Parks
- Designers: Henry Audubon
- Publishers: Keymaster Games
- Publication: 2019; 7 years ago
- Players: 1-5
- Playing time: 40-60 minutes
- Age range: 9+

= Parks (board game) =

Board game based on the national parks of the United States

Parks is a board game with a theme based on the national parks of the United States, published by Keymaster Games. The game's art was derived from the Fifty-Nine Parks Print Series.

==Gameplay==
The game focuses on resource management as its principal mechanic. It progresses over the course of one year spanning four rounds representing the seasons. A trail is created by dealing 8 tiles from the set of 12. Each player begins with two hikers and an empty canteen at the start of the trail.

Each turn, a player moves one of their hikers to an empty space along the trail. On each space, they may acquire one of the resources or perform an action such as obtaining canteens, taking photographs, and encountering wildlife. A player may also use a campfire token to stop on an occupied trail space. Upon reaching the end of the trail, the player may exchange the acquired resources to visit as many parks as they can, and to acquire gear for the subsequent season of the game.

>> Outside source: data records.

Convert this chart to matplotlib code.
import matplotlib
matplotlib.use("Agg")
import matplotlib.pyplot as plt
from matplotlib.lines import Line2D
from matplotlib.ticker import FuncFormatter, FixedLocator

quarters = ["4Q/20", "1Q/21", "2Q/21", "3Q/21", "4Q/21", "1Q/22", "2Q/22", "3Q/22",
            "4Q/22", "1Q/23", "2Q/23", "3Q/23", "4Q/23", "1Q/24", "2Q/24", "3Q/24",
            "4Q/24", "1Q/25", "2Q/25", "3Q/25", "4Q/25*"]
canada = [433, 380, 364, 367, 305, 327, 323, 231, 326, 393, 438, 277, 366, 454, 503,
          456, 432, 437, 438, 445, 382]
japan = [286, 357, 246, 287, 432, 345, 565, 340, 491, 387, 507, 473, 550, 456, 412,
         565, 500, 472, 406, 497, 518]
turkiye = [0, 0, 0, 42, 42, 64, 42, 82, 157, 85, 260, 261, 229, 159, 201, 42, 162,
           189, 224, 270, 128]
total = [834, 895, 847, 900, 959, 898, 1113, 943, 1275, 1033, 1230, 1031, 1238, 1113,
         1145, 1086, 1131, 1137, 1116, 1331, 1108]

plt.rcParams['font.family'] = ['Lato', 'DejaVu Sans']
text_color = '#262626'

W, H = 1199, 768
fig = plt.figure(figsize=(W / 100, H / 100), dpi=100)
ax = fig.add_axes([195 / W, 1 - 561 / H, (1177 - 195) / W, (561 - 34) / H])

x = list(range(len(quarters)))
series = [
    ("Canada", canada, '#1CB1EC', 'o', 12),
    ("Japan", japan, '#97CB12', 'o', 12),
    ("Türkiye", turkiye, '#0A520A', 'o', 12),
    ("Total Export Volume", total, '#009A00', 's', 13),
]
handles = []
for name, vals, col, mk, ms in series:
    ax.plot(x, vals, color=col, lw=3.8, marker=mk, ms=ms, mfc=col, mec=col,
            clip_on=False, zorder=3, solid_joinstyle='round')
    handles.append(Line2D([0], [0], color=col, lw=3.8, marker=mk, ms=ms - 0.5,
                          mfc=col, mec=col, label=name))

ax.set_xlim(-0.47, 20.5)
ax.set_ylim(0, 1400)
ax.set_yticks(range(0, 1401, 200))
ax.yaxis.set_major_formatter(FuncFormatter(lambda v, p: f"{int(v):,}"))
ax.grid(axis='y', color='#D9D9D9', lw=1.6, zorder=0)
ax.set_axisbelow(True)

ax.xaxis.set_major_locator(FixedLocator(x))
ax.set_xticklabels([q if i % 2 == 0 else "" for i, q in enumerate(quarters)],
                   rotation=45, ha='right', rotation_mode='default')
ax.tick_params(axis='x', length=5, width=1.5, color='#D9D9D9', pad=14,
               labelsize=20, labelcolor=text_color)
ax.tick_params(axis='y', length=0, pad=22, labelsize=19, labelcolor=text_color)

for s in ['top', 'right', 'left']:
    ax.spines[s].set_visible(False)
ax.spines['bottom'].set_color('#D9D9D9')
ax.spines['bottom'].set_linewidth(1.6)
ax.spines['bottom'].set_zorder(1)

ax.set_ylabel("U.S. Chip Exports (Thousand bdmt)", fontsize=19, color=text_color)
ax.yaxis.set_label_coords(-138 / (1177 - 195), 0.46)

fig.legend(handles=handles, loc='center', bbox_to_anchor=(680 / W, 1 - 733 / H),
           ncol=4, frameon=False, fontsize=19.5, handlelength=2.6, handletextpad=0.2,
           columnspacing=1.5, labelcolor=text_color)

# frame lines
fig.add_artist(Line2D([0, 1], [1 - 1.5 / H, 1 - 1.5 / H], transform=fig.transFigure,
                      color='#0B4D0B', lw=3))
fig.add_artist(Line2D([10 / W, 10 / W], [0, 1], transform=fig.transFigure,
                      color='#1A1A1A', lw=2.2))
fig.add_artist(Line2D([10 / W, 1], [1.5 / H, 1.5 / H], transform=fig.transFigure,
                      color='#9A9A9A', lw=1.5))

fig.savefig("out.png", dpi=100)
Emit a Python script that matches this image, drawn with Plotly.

Each subsequent season, all trail tiles are mixed, from which are selected one more than the previous season to create that season's trail.

A player wins the game by accumulating the most victory points. These are obtained by visiting the parks, by performing some of the actions (such as taking a photograph), by fulfilling the requirements of a 'secret year card' unique to each player, or by having control of the first turn marker at the end of the game.

==Expansion==
In 2021, the modular expansion set Nightfall was published.

==Reception==
In a summary review for Ars Technica, Aaron Zimmerman stated that he recommended the game "based solely on the strength of its stunning presentation", but that the "game is also great". In a review for Board Game Quest, Tom Mastrangeli describes it as having "stellar artwork, which is nothing short of phenomenal". In the Best Artwork Nominees description for the 2019 Diamond Climber Board Game Awards, Rachel LeCompte stated that "every inch of this game is covered in gorgeous illustrations". In his review for Meeple Mountain, Ian Howard states that "everything about Parks is beautiful", including the box cover art, the rulebook, the tokens and other game pieces, and "above all the Parks cards".

Parks won "Best Game from a Small Publisher" and "Best Family Game" in Board Game Quest's 2019 Board Game Awards.

Several reviewers liken it to the game Tokaido. Mastrangeli states that the game is "smooth and engaging", but that it can "become almost frustrating" with five players.